## BEGIN

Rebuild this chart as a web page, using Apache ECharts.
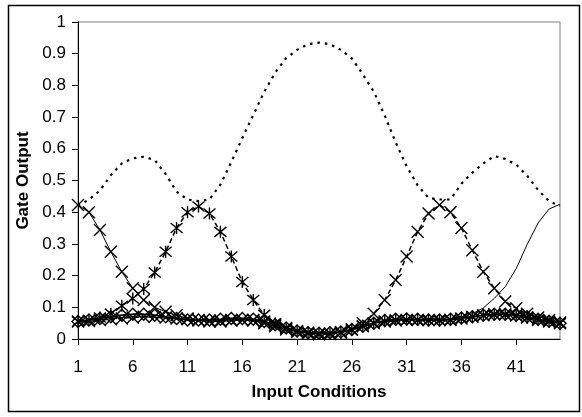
<!DOCTYPE html>
<html>
<head>
<meta charset="utf-8">
<script src="https://cdn.jsdelivr.net/npm/echarts@6/dist/echarts.min.js"></script>
<style>
html,body{margin:0;padding:0;background:#fff;}
#chart{width:582px;height:417px;}
</style>
</head>
<body>
<div id="chart"></div>
<script>
var categories = [1,2,3,4,5,6,7,8,9,10,11,12,13,14,15,16,17,18,19,20,21,22,23,24,25,26,27,28,29,30,31,32,33,34,35,36,37,38,39,40,41,42,43,44,45];
var yTicks = [0,0.1,0.2,0.3,0.4,0.5,0.6,0.7,0.8,0.9,1];

// dotted envelope (no markers)
var envelope = [0.42,0.44,0.468,0.517,0.554,0.57,0.575,0.565,0.52,0.465,0.44,0.435,0.44,0.487,0.559,0.634,0.707,0.78,0.84,0.886,0.912,0.93,0.935,0.93,0.912,0.885,0.835,0.78,0.705,0.62,0.545,0.485,0.445,0.44,0.44,0.49,0.525,0.554,0.577,0.568,0.55,0.515,0.47,0.435,0.42];
// X markers, solid line
var gateA = [0.423,0.40,0.344,0.275,0.212,0.16,0.123,0.10,0.086,0.075,0.065,0.058,0.055,0.055,0.058,0.06,0.058,0.05,0.04,0.03,0.022,0.018,0.015,0.018,0.022,0.03,0.04,0.05,0.055,0.058,0.06,0.06,0.06,0.06,0.06,0.065,0.07,0.075,0.078,0.078,0.075,0.068,0.06,0.055,0.05];
// asterisk markers, dashed line
var gateB = [0.055,0.06,0.068,0.08,0.105,0.128,0.158,0.21,0.275,0.35,0.40,0.418,0.396,0.338,0.26,0.18,0.123,0.076,0.05,0.035,0.025,0.02,0.018,0.018,0.02,0.028,0.04,0.05,0.056,0.06,0.06,0.06,0.058,0.058,0.06,0.065,0.07,0.074,0.076,0.076,0.072,0.066,0.06,0.055,0.05];
// X markers, dashed line
var gateC = [0.055,0.057,0.06,0.062,0.065,0.068,0.07,0.07,0.068,0.065,0.062,0.06,0.058,0.058,0.06,0.06,0.06,0.055,0.045,0.035,0.025,0.02,0.016,0.016,0.02,0.03,0.05,0.08,0.123,0.186,0.26,0.338,0.396,0.423,0.40,0.35,0.28,0.212,0.16,0.118,0.097,0.08,0.068,0.06,0.052];
// solid line, no markers
var gateD = [0.052,0.056,0.06,0.064,0.068,0.07,0.07,0.068,0.066,0.063,0.06,0.06,0.06,0.06,0.061,0.061,0.06,0.055,0.046,0.036,0.027,0.022,0.02,0.02,0.023,0.03,0.04,0.05,0.056,0.06,0.061,0.061,0.06,0.06,0.063,0.07,0.08,0.098,0.128,0.165,0.222,0.298,0.366,0.41,0.425];
// diamond markers, solid line
var gateE = [0.055,0.06,0.065,0.07,0.075,0.078,0.078,0.075,0.07,0.065,0.06,0.06,0.06,0.062,0.065,0.065,0.062,0.055,0.045,0.035,0.025,0.02,0.018,0.02,0.022,0.03,0.04,0.05,0.058,0.062,0.063,0.062,0.06,0.06,0.062,0.066,0.07,0.075,0.078,0.078,0.075,0.07,0.062,0.056,0.05];

var FONT = 'Liberation Sans';
var xSym = 'path://M0,0L10,10M10,0L0,10';
var starSym = 'path://M0,0L10,10M10,0L0,10M5,-1L5,11';

function markerSeries(name, data, sym, lineStyle) {
  return {
    name: name, type: 'line', data: data, symbol: sym, symbolSize: 12,
    showSymbol: true, showAllSymbol: true, animation: false,
    itemStyle: {color: 'rgba(0,0,0,0)', borderColor: '#000', borderWidth: 1.4},
    lineStyle: lineStyle,
    z: 3
  };
}

var chart = echarts.init(document.getElementById('chart'), null, {renderer: 'canvas'});
chart.setOption({
  animation: false,
  backgroundColor: '#fff',
  grid: {left: 78, right: 22, top: 22, bottom: 78, show: true, borderColor: '#808080', borderWidth: 1, backgroundColor: 'transparent'},
  graphic: [{
    type: 'rect', shape: {x: 8.5, y: 5.5, width: 571, height: 406},
    style: {fill: 'none', stroke: '#000', lineWidth: 1.5}, z: -1
  }],
  xAxis: {
    type: 'category', data: categories, boundaryGap: false,
    name: 'Input Conditions', nameLocation: 'middle', nameGap: 45,
    nameTextStyle: {fontFamily: FONT, fontSize: 17, fontWeight: 'bold', color: '#000'},
    axisLine: {lineStyle: {color: '#000', width: 1}},
    axisTick: {show: true, interval: 4, length: 6, lineStyle: {color: '#000'}},
    axisLabel: {interval: 4, margin: 20, fontFamily: FONT, fontSize: 17, color: '#000'},
    splitLine: {show: false}
  },
  yAxis: {
    type: 'value', min: 0, max: 1, interval: 0.1,
    name: 'Gate Output', nameLocation: 'middle', nameGap: 45, nameRotate: 90,
    nameTextStyle: {fontFamily: FONT, fontSize: 17, fontWeight: 'bold', color: '#000'},
    axisLine: {show: true, lineStyle: {color: '#000', width: 1}},
    axisTick: {show: true, length: 6, lineStyle: {color: '#000'}},
    axisLabel: {margin: 12, fontFamily: FONT, fontSize: 17, color: '#000',
      formatter: function (v) { var t = yTicks.filter(function (k) { return Math.abs(k - v) < 1e-6; }); return t.length ? String(t[0]) : ''; }},
    splitLine: {show: false}
  },
  series: [
    {name: 'Envelope', type: 'line', data: envelope, symbol: 'none', animation: false,
     lineStyle: {color: '#000', width: 2.2, type: [2.5, 5]}, z: 2},
    {name: 'Gate D', type: 'line', data: gateD, symbol: 'none', animation: false,
     lineStyle: {color: '#000', width: 1}, z: 2},
    markerSeries('Gate E', gateE, 'diamond', {color: '#000', width: 1.8}),
    markerSeries('Gate A', gateA, xSym, {color: '#000', width: 1}),
    markerSeries('Gate B', gateB, starSym, {color: '#000', width: 1.5, type: [5, 3]}),
    markerSeries('Gate C', gateC, xSym, {color: '#000', width: 1.5, type: [5, 3]})
  ]
});
</script>
</body>
</html>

## END

**AIM:**
From the first line above to the line containing "var yTicks = [0,0.1,0.2,0.3,0.4,0.5,0.6,0.7,0.8,0.9,1];", repeat each line exactly. Pictures stay out.

**WRITTEN REPLY:**
Rebuild this chart as a web page, using Apache ECharts.
<!DOCTYPE html>
<html>
<head>
<meta charset="utf-8">
<script src="https://cdn.jsdelivr.net/npm/echarts@6/dist/echarts.min.js"></script>
<style>
html,body{margin:0;padding:0;background:#fff;}
#chart{width:582px;height:417px;}
</style>
</head>
<body>
<div id="chart"></div>
<script>
var categories = [1,2,3,4,5,6,7,8,9,10,11,12,13,14,15,16,17,18,19,20,21,22,23,24,25,26,27,28,29,30,31,32,33,34,35,36,37,38,39,40,41,42,43,44,45];
var yTicks = [0,0.1,0.2,0.3,0.4,0.5,0.6,0.7,0.8,0.9,1];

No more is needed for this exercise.